Print them exactly: the lines from the beginning of the entries below through the line that contains "import * as echarts from 'echarts';", and only those, with the pictures left out.
---*---
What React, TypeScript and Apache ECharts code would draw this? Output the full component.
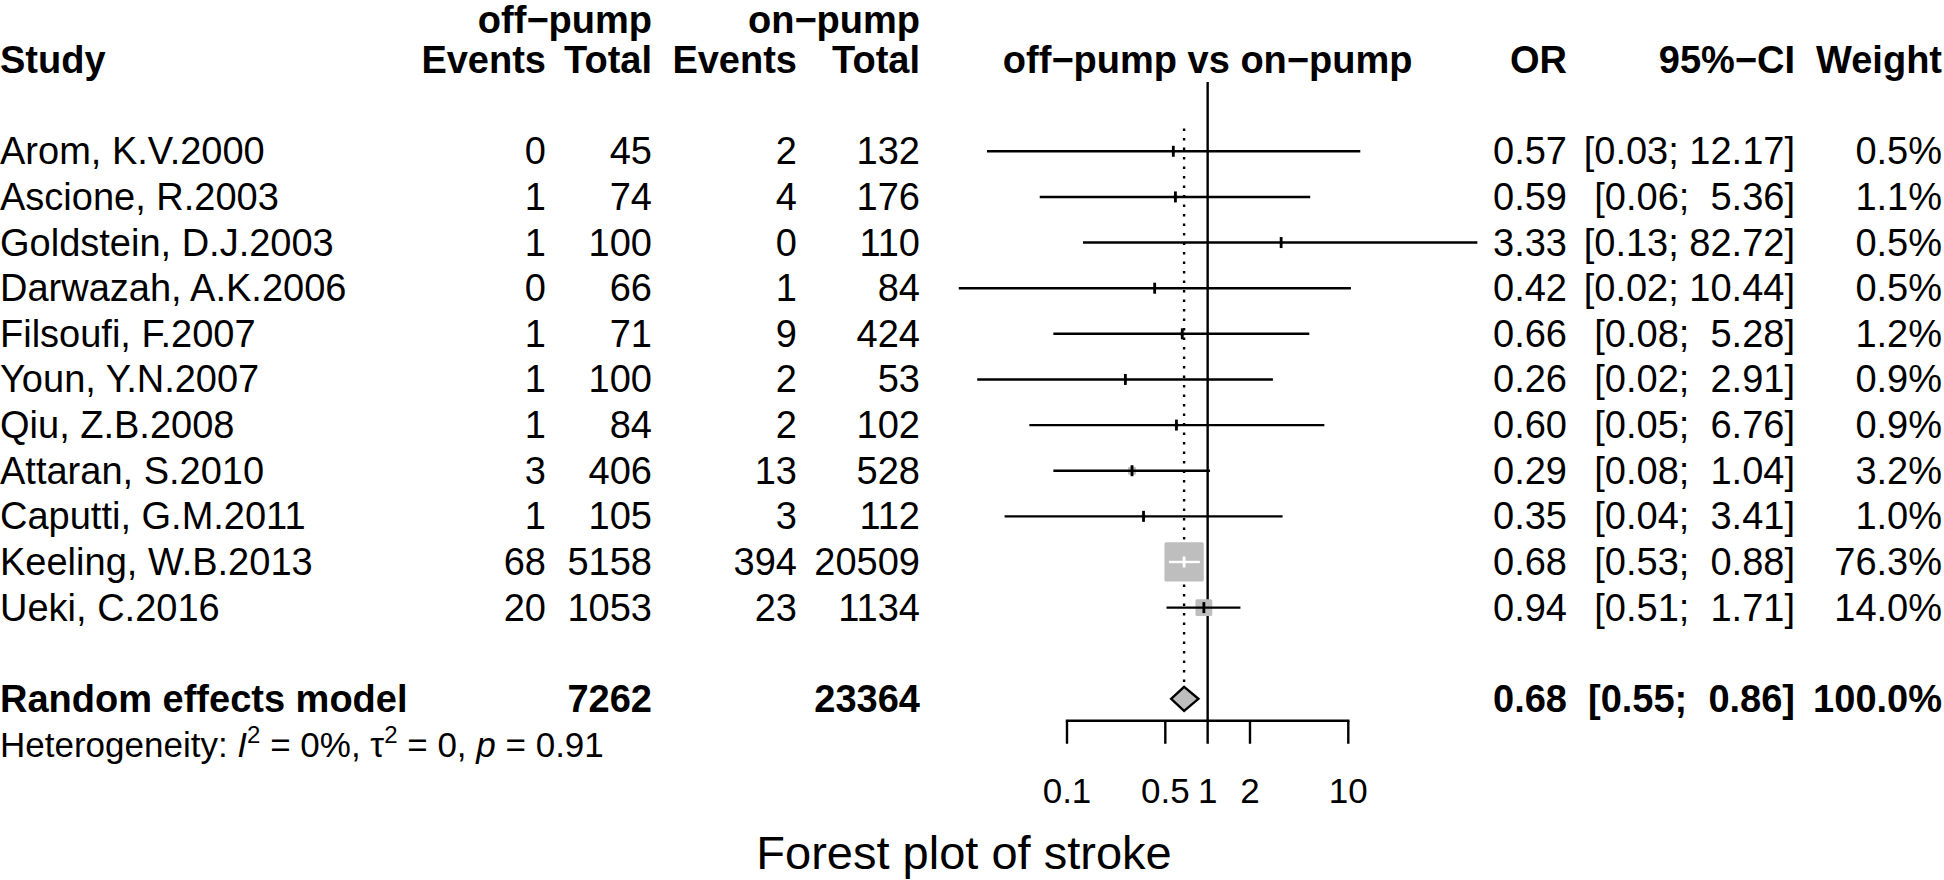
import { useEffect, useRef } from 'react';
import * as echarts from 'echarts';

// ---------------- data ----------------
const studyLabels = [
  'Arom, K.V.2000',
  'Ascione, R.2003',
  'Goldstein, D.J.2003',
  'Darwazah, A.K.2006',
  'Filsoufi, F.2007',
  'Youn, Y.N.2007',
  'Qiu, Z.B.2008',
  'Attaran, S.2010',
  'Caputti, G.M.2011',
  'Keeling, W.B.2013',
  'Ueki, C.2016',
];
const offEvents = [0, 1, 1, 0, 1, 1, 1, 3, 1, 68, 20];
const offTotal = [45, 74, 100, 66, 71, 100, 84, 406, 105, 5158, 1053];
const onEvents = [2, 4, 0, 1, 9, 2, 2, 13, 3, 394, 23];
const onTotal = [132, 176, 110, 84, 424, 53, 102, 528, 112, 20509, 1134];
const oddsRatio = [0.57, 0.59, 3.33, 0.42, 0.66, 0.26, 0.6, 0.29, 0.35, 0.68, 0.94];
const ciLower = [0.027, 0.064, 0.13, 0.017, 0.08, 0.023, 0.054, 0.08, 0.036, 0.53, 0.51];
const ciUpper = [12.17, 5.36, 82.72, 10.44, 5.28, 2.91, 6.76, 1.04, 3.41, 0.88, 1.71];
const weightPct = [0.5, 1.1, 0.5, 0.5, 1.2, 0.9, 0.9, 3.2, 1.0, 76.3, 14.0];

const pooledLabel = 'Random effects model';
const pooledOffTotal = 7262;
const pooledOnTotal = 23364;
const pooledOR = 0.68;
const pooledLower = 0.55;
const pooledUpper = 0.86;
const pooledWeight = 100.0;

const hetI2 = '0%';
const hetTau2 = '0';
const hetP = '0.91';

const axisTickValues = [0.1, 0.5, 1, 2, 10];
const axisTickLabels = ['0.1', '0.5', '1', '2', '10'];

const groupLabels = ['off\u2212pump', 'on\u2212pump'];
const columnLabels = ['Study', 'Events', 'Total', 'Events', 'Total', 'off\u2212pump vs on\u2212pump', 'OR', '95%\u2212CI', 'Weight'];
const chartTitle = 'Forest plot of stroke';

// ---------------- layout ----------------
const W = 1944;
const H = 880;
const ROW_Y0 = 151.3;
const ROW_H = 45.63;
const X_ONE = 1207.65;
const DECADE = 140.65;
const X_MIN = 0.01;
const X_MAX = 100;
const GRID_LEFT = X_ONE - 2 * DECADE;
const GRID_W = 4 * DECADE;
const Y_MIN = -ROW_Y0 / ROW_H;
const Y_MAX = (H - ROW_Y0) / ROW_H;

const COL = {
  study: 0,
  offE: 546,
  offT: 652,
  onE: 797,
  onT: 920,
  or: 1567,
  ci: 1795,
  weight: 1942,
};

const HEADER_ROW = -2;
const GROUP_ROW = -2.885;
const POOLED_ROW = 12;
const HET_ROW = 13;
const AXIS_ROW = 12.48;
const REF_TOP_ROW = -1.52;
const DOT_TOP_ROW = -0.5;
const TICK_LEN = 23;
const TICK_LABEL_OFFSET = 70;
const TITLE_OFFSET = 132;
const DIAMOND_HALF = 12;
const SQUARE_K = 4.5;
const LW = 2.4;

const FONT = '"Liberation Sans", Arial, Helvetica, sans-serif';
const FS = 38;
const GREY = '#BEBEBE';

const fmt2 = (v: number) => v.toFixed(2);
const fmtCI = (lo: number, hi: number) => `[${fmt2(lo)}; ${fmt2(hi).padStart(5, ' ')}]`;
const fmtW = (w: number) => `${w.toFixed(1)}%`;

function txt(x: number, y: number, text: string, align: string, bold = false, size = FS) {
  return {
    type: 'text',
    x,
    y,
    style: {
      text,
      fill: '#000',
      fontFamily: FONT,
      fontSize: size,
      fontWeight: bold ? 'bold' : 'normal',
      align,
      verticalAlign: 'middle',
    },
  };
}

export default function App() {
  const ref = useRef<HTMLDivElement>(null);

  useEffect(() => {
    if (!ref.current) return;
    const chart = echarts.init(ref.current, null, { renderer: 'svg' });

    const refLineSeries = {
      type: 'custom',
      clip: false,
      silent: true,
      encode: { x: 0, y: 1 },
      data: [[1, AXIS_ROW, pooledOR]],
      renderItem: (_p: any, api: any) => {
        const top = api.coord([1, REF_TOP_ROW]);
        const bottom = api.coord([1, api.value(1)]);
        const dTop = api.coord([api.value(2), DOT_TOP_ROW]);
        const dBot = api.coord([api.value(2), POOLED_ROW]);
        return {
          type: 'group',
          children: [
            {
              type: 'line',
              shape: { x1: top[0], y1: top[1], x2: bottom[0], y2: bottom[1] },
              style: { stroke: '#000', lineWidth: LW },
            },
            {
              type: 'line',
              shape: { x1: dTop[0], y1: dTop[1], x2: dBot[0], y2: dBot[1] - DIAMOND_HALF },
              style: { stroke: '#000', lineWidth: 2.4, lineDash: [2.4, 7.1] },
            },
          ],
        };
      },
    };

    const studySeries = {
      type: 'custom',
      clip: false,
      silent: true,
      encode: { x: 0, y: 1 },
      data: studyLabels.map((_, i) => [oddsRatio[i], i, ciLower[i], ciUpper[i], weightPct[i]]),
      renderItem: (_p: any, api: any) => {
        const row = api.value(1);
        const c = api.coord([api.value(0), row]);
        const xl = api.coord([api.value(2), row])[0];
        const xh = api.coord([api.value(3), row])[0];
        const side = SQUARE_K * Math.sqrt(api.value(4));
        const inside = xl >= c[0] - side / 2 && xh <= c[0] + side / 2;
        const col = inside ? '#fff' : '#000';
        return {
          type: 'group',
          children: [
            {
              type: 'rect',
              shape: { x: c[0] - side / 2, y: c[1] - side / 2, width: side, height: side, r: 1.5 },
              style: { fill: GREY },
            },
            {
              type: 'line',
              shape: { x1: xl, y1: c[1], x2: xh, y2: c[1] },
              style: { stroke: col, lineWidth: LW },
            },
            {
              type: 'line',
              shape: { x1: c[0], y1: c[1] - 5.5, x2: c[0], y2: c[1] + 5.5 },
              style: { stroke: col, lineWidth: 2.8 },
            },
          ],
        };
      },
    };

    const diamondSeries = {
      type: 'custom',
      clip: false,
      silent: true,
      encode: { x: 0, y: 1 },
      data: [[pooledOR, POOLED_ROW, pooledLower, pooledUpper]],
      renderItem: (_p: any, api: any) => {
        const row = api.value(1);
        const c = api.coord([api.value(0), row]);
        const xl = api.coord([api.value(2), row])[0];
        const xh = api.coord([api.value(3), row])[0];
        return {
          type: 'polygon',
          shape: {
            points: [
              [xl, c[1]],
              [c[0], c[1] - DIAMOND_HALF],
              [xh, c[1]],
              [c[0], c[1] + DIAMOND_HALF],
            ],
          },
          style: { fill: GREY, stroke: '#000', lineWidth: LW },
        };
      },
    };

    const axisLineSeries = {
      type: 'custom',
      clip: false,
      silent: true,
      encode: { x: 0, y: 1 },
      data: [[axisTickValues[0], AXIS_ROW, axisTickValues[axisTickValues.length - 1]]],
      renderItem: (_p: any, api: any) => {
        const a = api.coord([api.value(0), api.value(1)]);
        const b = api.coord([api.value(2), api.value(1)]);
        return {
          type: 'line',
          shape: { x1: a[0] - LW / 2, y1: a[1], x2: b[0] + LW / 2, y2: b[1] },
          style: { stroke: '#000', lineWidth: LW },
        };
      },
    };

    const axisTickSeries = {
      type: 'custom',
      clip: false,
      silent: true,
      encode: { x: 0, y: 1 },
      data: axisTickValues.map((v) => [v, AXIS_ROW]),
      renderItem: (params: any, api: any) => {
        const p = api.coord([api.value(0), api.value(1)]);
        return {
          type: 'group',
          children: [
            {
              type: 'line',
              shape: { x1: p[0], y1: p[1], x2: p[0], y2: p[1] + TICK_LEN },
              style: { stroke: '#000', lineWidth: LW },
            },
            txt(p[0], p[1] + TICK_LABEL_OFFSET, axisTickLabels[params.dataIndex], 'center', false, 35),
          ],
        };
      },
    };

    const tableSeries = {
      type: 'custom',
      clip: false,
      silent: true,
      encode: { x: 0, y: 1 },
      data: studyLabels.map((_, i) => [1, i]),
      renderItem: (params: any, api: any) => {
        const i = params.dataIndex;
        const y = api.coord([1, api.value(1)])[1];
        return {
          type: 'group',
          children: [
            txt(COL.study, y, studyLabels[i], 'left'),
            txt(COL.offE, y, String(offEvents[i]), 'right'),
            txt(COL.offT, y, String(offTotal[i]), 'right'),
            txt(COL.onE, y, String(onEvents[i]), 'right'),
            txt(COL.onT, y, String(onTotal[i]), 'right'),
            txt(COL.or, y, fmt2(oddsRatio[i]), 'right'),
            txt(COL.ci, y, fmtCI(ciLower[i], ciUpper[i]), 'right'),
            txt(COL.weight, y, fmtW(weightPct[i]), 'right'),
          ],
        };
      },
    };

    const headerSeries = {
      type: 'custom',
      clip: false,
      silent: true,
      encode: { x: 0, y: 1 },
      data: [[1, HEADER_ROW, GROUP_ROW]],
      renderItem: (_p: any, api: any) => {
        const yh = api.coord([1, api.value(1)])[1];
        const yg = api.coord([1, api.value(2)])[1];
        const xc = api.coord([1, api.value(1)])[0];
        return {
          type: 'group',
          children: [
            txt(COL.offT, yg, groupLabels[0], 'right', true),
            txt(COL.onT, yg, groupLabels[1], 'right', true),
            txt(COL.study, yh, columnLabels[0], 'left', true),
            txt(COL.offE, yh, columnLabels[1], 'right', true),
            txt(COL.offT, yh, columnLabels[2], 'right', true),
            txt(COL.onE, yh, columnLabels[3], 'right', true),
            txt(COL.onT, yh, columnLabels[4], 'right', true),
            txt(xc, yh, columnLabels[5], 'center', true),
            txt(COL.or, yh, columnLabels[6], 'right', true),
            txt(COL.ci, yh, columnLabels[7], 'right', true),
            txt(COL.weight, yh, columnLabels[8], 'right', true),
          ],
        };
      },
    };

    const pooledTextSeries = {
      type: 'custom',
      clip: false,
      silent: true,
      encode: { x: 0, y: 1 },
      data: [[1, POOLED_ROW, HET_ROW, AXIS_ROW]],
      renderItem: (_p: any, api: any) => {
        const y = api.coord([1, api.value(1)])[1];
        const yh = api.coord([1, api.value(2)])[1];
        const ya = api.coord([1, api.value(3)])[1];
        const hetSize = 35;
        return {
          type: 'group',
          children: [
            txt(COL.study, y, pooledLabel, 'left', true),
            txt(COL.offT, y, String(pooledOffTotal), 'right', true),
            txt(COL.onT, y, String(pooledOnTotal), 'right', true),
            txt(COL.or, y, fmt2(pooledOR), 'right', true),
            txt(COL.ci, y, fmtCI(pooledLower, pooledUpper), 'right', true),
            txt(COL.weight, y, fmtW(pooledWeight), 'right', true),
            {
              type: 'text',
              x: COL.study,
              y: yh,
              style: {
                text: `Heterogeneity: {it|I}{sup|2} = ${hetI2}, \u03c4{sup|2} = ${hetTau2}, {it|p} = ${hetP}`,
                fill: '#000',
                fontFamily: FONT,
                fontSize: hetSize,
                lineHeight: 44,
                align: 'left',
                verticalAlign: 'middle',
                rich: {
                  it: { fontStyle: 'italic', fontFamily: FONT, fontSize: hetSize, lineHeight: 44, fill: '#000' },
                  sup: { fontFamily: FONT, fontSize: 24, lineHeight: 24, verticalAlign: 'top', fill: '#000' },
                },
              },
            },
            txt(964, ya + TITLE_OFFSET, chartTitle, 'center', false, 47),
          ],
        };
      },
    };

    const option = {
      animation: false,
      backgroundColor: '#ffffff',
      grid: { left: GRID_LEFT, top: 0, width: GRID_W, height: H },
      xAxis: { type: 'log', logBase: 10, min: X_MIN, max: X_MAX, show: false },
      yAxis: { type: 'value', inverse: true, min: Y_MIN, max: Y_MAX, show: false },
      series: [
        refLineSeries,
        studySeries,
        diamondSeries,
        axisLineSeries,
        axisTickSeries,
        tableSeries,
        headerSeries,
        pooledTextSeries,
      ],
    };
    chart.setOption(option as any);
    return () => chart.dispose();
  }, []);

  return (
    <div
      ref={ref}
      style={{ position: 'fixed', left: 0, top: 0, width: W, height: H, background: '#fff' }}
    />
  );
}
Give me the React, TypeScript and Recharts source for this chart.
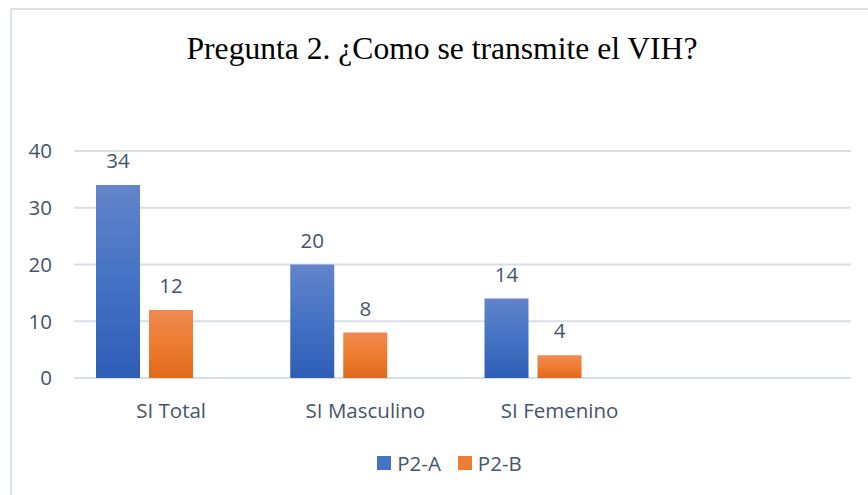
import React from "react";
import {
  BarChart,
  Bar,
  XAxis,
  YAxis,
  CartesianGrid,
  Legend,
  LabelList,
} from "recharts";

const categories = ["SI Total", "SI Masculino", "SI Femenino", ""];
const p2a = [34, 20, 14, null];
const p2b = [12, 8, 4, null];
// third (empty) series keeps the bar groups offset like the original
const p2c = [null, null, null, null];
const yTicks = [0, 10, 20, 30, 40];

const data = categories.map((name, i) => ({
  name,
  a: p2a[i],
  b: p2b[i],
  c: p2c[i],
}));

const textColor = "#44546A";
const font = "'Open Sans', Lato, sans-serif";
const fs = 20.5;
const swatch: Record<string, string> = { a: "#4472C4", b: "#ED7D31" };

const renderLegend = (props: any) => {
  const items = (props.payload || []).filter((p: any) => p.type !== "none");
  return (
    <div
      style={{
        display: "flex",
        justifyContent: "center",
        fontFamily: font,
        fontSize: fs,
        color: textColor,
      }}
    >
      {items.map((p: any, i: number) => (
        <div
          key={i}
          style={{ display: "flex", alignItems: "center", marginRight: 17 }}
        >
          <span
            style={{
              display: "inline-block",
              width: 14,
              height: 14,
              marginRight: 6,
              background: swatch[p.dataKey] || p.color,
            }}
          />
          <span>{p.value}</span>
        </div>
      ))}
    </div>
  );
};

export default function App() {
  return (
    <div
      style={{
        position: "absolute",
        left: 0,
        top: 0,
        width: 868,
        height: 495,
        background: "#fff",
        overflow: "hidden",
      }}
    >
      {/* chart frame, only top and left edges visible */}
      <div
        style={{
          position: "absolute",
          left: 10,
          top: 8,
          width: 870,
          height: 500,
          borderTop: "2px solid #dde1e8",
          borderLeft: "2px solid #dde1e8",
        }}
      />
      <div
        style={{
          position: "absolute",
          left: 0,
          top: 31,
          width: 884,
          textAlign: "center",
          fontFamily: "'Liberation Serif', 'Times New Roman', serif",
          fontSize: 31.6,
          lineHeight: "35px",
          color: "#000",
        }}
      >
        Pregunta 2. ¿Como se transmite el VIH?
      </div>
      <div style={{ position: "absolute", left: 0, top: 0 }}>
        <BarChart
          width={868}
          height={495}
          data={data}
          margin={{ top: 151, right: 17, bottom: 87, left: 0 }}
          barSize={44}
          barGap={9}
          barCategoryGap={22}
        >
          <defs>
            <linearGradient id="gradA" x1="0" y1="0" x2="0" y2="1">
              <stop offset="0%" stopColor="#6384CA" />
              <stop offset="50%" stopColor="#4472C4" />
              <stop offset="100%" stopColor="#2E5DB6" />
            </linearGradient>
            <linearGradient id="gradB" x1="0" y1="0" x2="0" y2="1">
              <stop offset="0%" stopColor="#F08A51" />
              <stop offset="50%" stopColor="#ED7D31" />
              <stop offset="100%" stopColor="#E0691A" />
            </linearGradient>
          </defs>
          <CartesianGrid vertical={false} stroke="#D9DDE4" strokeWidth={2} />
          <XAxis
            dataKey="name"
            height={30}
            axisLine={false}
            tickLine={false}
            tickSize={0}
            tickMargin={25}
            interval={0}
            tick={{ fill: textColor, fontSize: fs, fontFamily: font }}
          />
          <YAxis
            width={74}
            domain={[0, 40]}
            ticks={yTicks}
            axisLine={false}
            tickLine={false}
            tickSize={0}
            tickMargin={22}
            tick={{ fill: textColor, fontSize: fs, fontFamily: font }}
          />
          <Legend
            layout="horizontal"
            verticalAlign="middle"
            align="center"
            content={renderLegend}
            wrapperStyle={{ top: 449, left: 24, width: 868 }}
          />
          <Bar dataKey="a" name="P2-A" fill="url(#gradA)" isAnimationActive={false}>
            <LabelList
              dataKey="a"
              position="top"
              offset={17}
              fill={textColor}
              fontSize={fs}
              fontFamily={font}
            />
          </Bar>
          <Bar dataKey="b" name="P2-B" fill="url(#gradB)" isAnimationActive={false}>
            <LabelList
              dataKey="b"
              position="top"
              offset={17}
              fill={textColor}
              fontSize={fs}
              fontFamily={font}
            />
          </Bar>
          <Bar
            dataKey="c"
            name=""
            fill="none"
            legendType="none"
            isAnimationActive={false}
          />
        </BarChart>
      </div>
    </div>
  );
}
---*---
Exercise result:
What React, TypeScript and Apache ECharts code would draw this? Output the full component.
import { useEffect, useRef } from 'react';
import * as echarts from 'echarts';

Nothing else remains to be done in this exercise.